10:07 pm on Sep 18, 2008 (gmt 0)

WebmasterWorld Senior Member 10+ Year Member



I finally got a reply. Here is the gist of the e-mail in my own words:

The bot in question is one of their search bots that they use to assess content relevance, and has been in use for the past 2-3 years.

dstiles

1:30 am on Sep 19, 2008 (gmt 0)

WebmasterWorld Senior Member 10+ Year Member Top Contributors Of The Month



So what is the firefox bonecho UA used for then? I thought that was content verifcation.

Mozilla/5.0 (X11; U; Linux i686 (x86_64); en-US; rv:1.8.1.4) Gecko/20080721 BonEcho/2.0.0.4

GaryK

2:09 am on Sep 19, 2008 (gmt 0)

WebmasterWorld Senior Member 10+ Year Member



All I can tell you is what was shared with me about that kind of thing. Yahoo! has absolutely no internal mechanism for keeping track of user agents. I made it clear, again like I did many months ago, that webmasters were getting tired of bots like these and were, for the most part, only allowing the main bots crawl their sites. Yahoo! is not alone in this problem so this isn't a rant against them. I received assurances, once again, that attempts would be made to improve the process. The main suggestion I made was to include a URL in the UA so we can find out what the bot is supposed to do.

jdMorgan

2:36 am on Sep 19, 2008 (gmt 0)

WebmasterWorld Senior Member 10+ Year Member



I think the BonEcho UA is one of two things: It's either a CSS checker (it always fetches my external css file if the main page refers to it) or it is a test version of the next Slurp crawler.
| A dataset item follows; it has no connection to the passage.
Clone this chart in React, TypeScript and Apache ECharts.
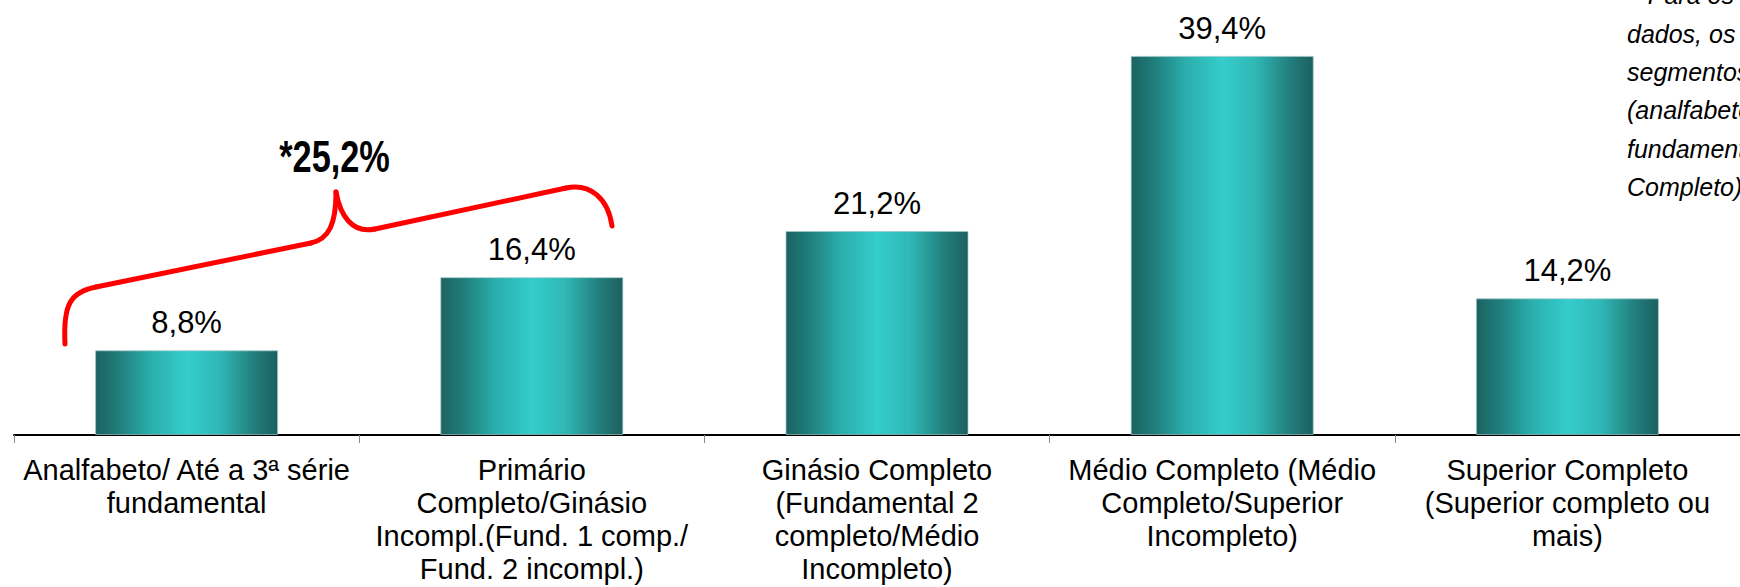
import React, { useEffect, useRef } from "react";
import * as echarts from "echarts";

const categories = [
  "Analfabeto/ Até a 3ª série\nfundamental",
  "Primário\nCompleto/Ginásio\nIncompl.(Fund. 1 comp./\nFund. 2 incompl.)",
  "Ginásio Completo\n(Fundamental 2\ncompleto/Médio\nIncompleto)",
  "Médio Completo (Médio\nCompleto/Superior\nIncompleto)",
  "Superior Completo\n(Superior completo ou\nmais)",
];
const values = [8.8, 16.4, 21.2, 39.4, 14.2];
const valueLabels = ["8,8%", "16,4%", "21,2%", "39,4%", "14,2%"];
const groupLabel = "*25,2%";
const noteFirstLine = "*Para os";
const noteLines = ["dados, os", "segmentos", "(analfabeto/", "fundamental e Primário", "Completo)"];

const FONT = "'Liberation Sans', Arial, sans-serif";

export default function App() {
  const ref = useRef<HTMLDivElement>(null);
  useEffect(() => {
    if (!ref.current) return;
    const chart = echarts.init(ref.current, undefined, { renderer: "svg" });
    const red = { stroke: "#FF0000", lineWidth: 5, fill: "none", lineCap: "round" as const };
    chart.setOption({
      animation: false,
      backgroundColor: "#ffffff",
      grid: { left: 14, top: 2, width: 1745, height: 433 },
      xAxis: {
        type: "category",
        data: categories,
        boundaryGap: true,
        axisLine: { show: true, lineStyle: { color: "#000000", width: 2 } },
        axisTick: { show: true, length: 8, lineStyle: { color: "#8a8a8a", width: 1 } },
        axisLabel: {
          interval: 0,
          margin: 18,
          fontFamily: FONT,
          fontSize: 29,
          lineHeight: 33,
          color: "#000000",
          align: "center",
        },
        splitLine: { show: false },
      },
      yAxis: {
        type: "value",
        min: 0,
        max: 45,
        show: false,
        splitLine: { show: false },
      },
      series: [
        {
          type: "bar",
          data: values,
          barWidth: 183,
          itemStyle: {
            color: new echarts.graphic.LinearGradient(0, 0, 1, 0, [
              { offset: 0, color: "#1C6361" },
              { offset: 0.12, color: "#1F7C7A" },
              { offset: 0.3, color: "#2AAEAC" },
              { offset: 0.5, color: "#35CCCC" },
              { offset: 0.68, color: "#2FB8B6" },
              { offset: 0.88, color: "#227C7A" },
              { offset: 1, color: "#1C605F" },
            ]),
            borderColor: "rgba(160,200,200,0.7)",
            borderWidth: 1,
          },
          label: {
            show: true,
            position: "top",
            distance: 12,
            fontFamily: FONT,
            fontSize: 31,
            color: "#000000",
            formatter: (p: any) => valueLabels[p.dataIndex],
          },
        },
      ],
      graphic: [
        { type: "bezierCurve", shape: { x1: 65, y1: 344, cpx1: 63, cpy1: 305, cpx2: 70, cpy2: 292, x2: 96, y2: 287 }, style: red },
        { type: "line", shape: { x1: 96, y1: 287, x2: 311, y2: 243 }, style: red },
        { type: "bezierCurve", shape: { x1: 311, y1: 243, cpx1: 329, cpy1: 239, cpx2: 336, cpy2: 224, x2: 336, y2: 192 }, style: red },
        { type: "bezierCurve", shape: { x1: 336, y1: 192, cpx1: 340, cpy1: 215, cpx2: 352, cpy2: 234, x2: 375, y2: 229 }, style: red },
        { type: "line", shape: { x1: 375, y1: 229, x2: 566, y2: 188 }, style: red },
        { type: "bezierCurve", shape: { x1: 566, y1: 188, cpx1: 590, cpy1: 183, cpx2: 608, cpy2: 198, x2: 612, y2: 226 }, style: red },
        {
          type: "text",
          x: 334.5,
          y: 156.5,
          scaleX: 0.78,
          style: {
            text: groupLabel,
            fontFamily: FONT,
            fontSize: 44,
            fontWeight: "bold",
            fill: "#000000",
            align: "center",
            verticalAlign: "middle",
            textAlign: "center",
            textVerticalAlign: "middle",
          },
        },
        {
          type: "text",
          x: 1638,
          y: -5.5,
          style: {
            text: noteFirstLine,
            fontFamily: FONT,
            fontSize: 25,
            fontStyle: "italic",
            fill: "#000000",
            align: "left",
            verticalAlign: "middle",
            textAlign: "left",
            textVerticalAlign: "middle",
          },
        },
        {
          type: "text",
          x: 1627,
          y: 14.5,
          style: {
            text: noteLines.join("\n"),
            fontFamily: FONT,
            fontSize: 25,
            lineHeight: 38.3,
            fontStyle: "italic",
            fill: "#000000",
            align: "left",
            verticalAlign: "top",
            textAlign: "left",
            textVerticalAlign: "top",
          },
        },
      ],
    });
    return () => chart.dispose();
  }, []);
  return (
    <div
      ref={ref}
      style={{ position: "absolute", left: 0, top: 0, width: 1740, height: 587 }}
    />
  );
}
My money is on the first one -- probably looking for display:none blocks and other CSS "tricks."

Jim

dstiles

5:04 pm on Sep 19, 2008 (gmt 0)

WebmasterWorld Senior Member 10+ Year Member Top Contributors Of The Month



Thanks, both.

It's likely that any url would go to a page that gave a generic "this is our bot, we obey robots.txt" page - which I think bonecho doesn't anyway since it's purporting to be a browser (may even BE a browser!).
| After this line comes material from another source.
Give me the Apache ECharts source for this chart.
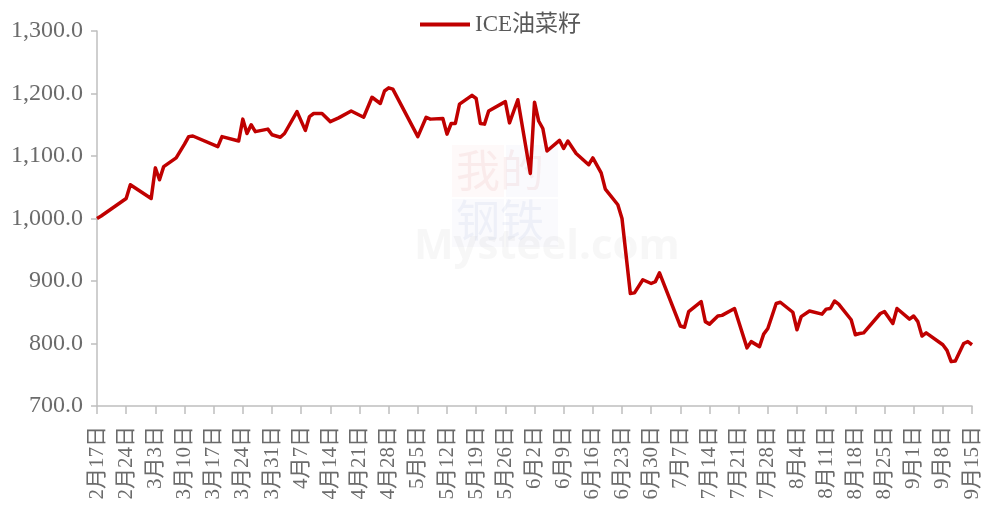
<!DOCTYPE html>
<html>
<head>
<meta charset="utf-8">
<script src="https://cdn.jsdelivr.net/npm/echarts@6/dist/echarts.min.js"></script>
<style>html,body{margin:0;padding:0;background:#fff;}#c{width:984px;height:508px;}</style>
</head>
<body>
<div id="c"></div>
<script>
const seriesName = 'ICE油菜籽';
const startDate = '2025-02-17';
const endDate = '2025-09-15';
const yTicks = [700, 800, 900, 1000, 1100, 1200, 1300];
const dates = [
 '2025-02-17','2025-02-18','2025-02-24','2025-02-25','2025-03-02','2025-03-03','2025-03-04','2025-03-05','2025-03-08','2025-03-10',
 '2025-03-11','2025-03-12','2025-03-18','2025-03-19','2025-03-23','2025-03-24','2025-03-25','2025-03-26','2025-03-27','2025-03-30',
 '2025-03-31','2025-04-02','2025-04-03','2025-04-06','2025-04-08','2025-04-09','2025-04-10','2025-04-12','2025-04-14','2025-04-16',
 '2025-04-19','2025-04-22','2025-04-24','2025-04-26','2025-04-27','2025-04-28','2025-04-29','2025-05-05','2025-05-07','2025-05-08',
 '2025-05-11','2025-05-12','2025-05-13','2025-05-14','2025-05-15','2025-05-18','2025-05-19','2025-05-20','2025-05-21','2025-05-22',
 '2025-05-26','2025-05-27','2025-05-29','2025-06-01','2025-06-02','2025-06-03','2025-06-04','2025-06-05','2025-06-08','2025-06-09',
 '2025-06-10','2025-06-12','2025-06-15','2025-06-16','2025-06-18','2025-06-19','2025-06-22','2025-06-23','2025-06-25','2025-06-26',
 '2025-06-28','2025-06-30','2025-07-01','2025-07-02','2025-07-07','2025-07-08','2025-07-09','2025-07-12','2025-07-13','2025-07-14',
 '2025-07-16','2025-07-17','2025-07-20','2025-07-23','2025-07-24','2025-07-26','2025-07-27','2025-07-28','2025-07-30','2025-07-31',
 '2025-08-03','2025-08-04','2025-08-05','2025-08-07','2025-08-10','2025-08-11','2025-08-12','2025-08-13','2025-08-14','2025-08-17',
 '2025-08-18','2025-08-19','2025-08-20','2025-08-24','2025-08-25','2025-08-27','2025-08-28','2025-08-31','2025-09-01','2025-09-02',
 '2025-09-03','2025-09-04','2025-09-08','2025-09-09','2025-09-10','2025-09-11','2025-09-13','2025-09-14','2025-09-15'
];
const values = [
 1000,1004,1032,1054,1032,1081,1062,1083,1097,1119,
 1131,1132,1115,1131,1124,1159,1136,1150,1139,1143,
 1134,1130,1136,1171,1141,1163,1168,1168,1155,1161,
 1172,1162,1194,1184,1204,1209,1207,1131,1162,1159,
 1160,1135,1152,1152,1183,1197,1192,1152,1151,1172,
 1187,1153,1190,1072,1186,1156,1144,1108,1125,1112,
 1124,1104,1086,1097,1073,1047,1022,1000,880,881,
 902,896,899,913,828,826,851,867,835,831,
 844,845,856,793,803,795,815,824,864,866,
 850,822,843,852,847,855,856,868,863,838,
 814,816,817,848,851,832,856,839,844,835,
 812,817,798,789,771,772,800,803,798
];

const DAY = 86400000;
function toDay(s){ const p = s.split('-').map(Number); return Date.UTC(p[0], p[1]-1, p[2]); }
const t0 = toDay(startDate);
const dayIndex = d => Math.round((toDay(d) - t0) / DAY);
const xMax = dayIndex(endDate);
const points = dates.map((d, i) => [dayIndex(d), values[i]]);

function dayLabel(v){
  const dt = new Date(t0 + v * DAY);
  return (dt.getUTCMonth() + 1) + '月' + dt.getUTCDate() + '日';
}
function fmtNum(v){
  const s = v.toFixed(1);
  const parts = s.split('.');
  return parts[0].replace(/\B(?=(\d{3})+(?!\d))/g, ',') + '.' + parts[1];
}

const chart = echarts.init(document.getElementById('c'));
chart.setOption({
  animation: false,
  backgroundColor: '#ffffff',
  graphic: [
    { type: 'rect', left: 452, top: 145, shape: { width: 52, height: 52 }, style: { fill: 'rgba(230,80,80,0.035)' }, silent: true },
    { type: 'rect', left: 506, top: 145, shape: { width: 52, height: 52 }, style: { fill: 'rgba(80,100,200,0.03)' }, silent: true },
    { type: 'rect', left: 452, top: 199, shape: { width: 52, height: 48 }, style: { fill: 'rgba(80,100,200,0.03)' }, silent: true },
    { type: 'rect', left: 506, top: 199, shape: { width: 52, height: 48 }, style: { fill: 'rgba(80,100,200,0.03)' }, silent: true },
    { type: 'text', left: 456, top: 148, style: { text: '我的', font: '44px "Noto Sans CJK SC"', fill: 'rgba(220,120,120,0.10)' }, silent: true },
    { type: 'text', left: 456, top: 198, style: { text: '钢铁', font: '44px "Noto Sans CJK SC"', fill: 'rgba(120,140,200,0.09)' }, silent: true },
    { type: 'text', left: 414, top: 226, style: { text: 'Mysteel.com', font: 'bold 42px "Open Sans"', fill: 'rgba(200,200,200,0.14)' }, silent: true }
  ],
  legend: {
    data: [{ name: seriesName, icon: 'rect' }],
    left: 415,
    top: 8,
    itemWidth: 50,
    itemHeight: 4,
    itemGap: 10,
    textStyle: { fontFamily: '"Liberation Serif", "Noto Sans CJK SC", serif', fontSize: 23, color: '#595959' }
  },
  grid: { left: 97, right: 12, top: 31, bottom: 102, containLabel: false },
  xAxis: {
    type: 'value',
    min: 0,
    max: xMax,
    interval: 7,
    axisLine: { show: true, lineStyle: { color: '#bfbfbf', width: 1.5 } },
    axisTick: { show: true, length: 8, lineStyle: { color: '#bfbfbf', width: 1.5 } },
    splitLine: { show: false },
    axisLabel: {
      rotate: 90,
      margin: 20,
      formatter: dayLabel,
      fontFamily: '"Liberation Serif", "Noto Sans CJK SC", serif',
      fontSize: 21,
      color: '#6b6b6b'
    }
  },
  yAxis: {
    type: 'value',
    min: 700,
    max: 1300,
    interval: 100,
    axisLine: { show: true, lineStyle: { color: '#bfbfbf', width: 1.5 } },
    axisTick: { show: true, inside: false, length: 6, lineStyle: { color: '#bfbfbf', width: 1.5 } },
    splitLine: { show: false },
    axisLabel: {
      margin: 14,
      formatter: v => yTicks.indexOf(v) >= 0 ? fmtNum(v) : '',
      fontFamily: '"Liberation Serif", serif',
      fontSize: 24,
      color: '#6b6b6b'
    }
  },
  series: [{
    name: seriesName,
    type: 'line',
    data: points,
    showSymbol: false,
    symbol: 'none',
    lineStyle: { color: '#c00000', width: 3.5, join: 'round' },
    itemStyle: { color: '#c00000' }
  }]
});
</script>
</body>
</html>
To be frank, Yahoo really are getting annoying, especially for such a small visitor return. Last month the top three crawlers hit across all the sites on my server as follows:

bonecho 16,145
slurp 113,136
googlebot 28,418
msnbot 10,268

So, a total from yahoo (at least!) of 129,281 compared with 38,686 for BOTH the others - that's 70% yahoo to 30% for the other two. And now they are dropping Verify on us as well (two years? Haven't seen it before or it would be in my Bots list!).

It's not as if there's 113,000 pages on the server to begin with! I doubt it's a tenth of that - they are all smallish sites.
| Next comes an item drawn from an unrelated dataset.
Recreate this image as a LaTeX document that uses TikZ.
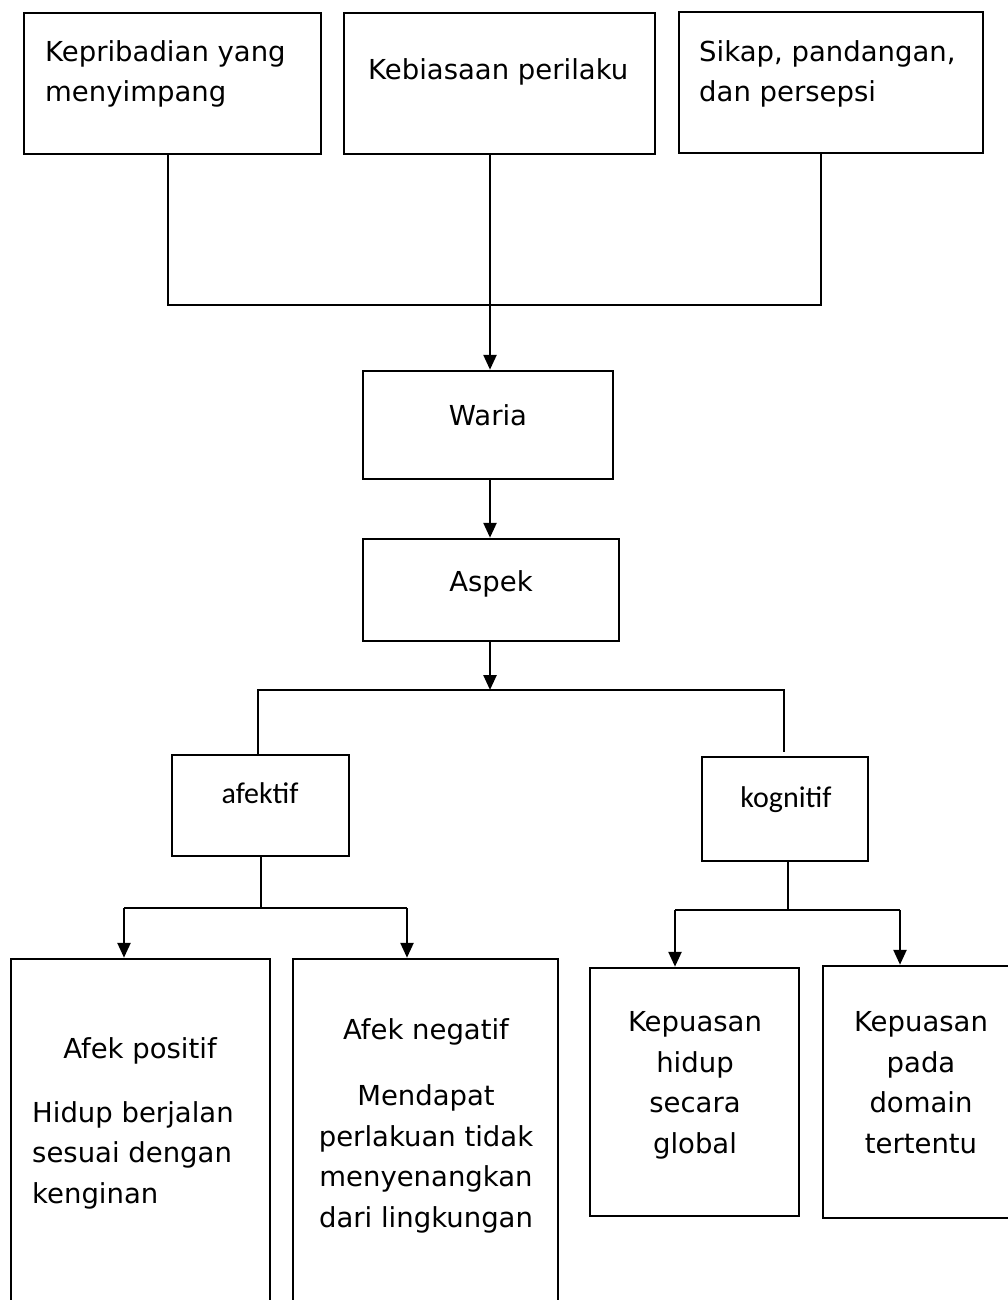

Last month I blocked 41545 hits from undesriable IPs plus 29789 SQL Injection hits. Yahoo exceeded those baddies by a LONG way.

jdMorgan

5:40 pm on Sep 19, 2008 (gmt 0)

WebmasterWorld Senior Member 10+ Year Member



That BonEcho from Yahoo is not a browser: It never fetches anything but pages and CSS files. Also the Accept headers aren't right for a real browser, IIRC.

Webmasters trade spider bandwidth for traffic. I agree that Yahoo goes overboard, but it's all ROI -- Each Webmaster must make the call based on how much quality traffic he/she gets from Yahoo.

Jim

dstiles

8:33 pm on Sep 19, 2008 (gmt 0)

WebmasterWorld Senior Member 10+ Year Member Top Contributors Of The Month



Thanks, Jim.

Yes, the headers are wrong but it is possible to fake that with a minor firefox script. I'm very inclined to believe it is a robot, though.

Part of the worry with yahoo (and increasingly with google and msn) is: what happens if you ban their "weird" bots? Do they still give a listing based on slurp or is this modified by results from the others? And if so how?

My figures above omitted msn's referer spam in the 65.55.*.* range by the way - add another 5,000 or so hits for that, plus their msr bot and various others. Still nowhere near Yahoo's hits, though.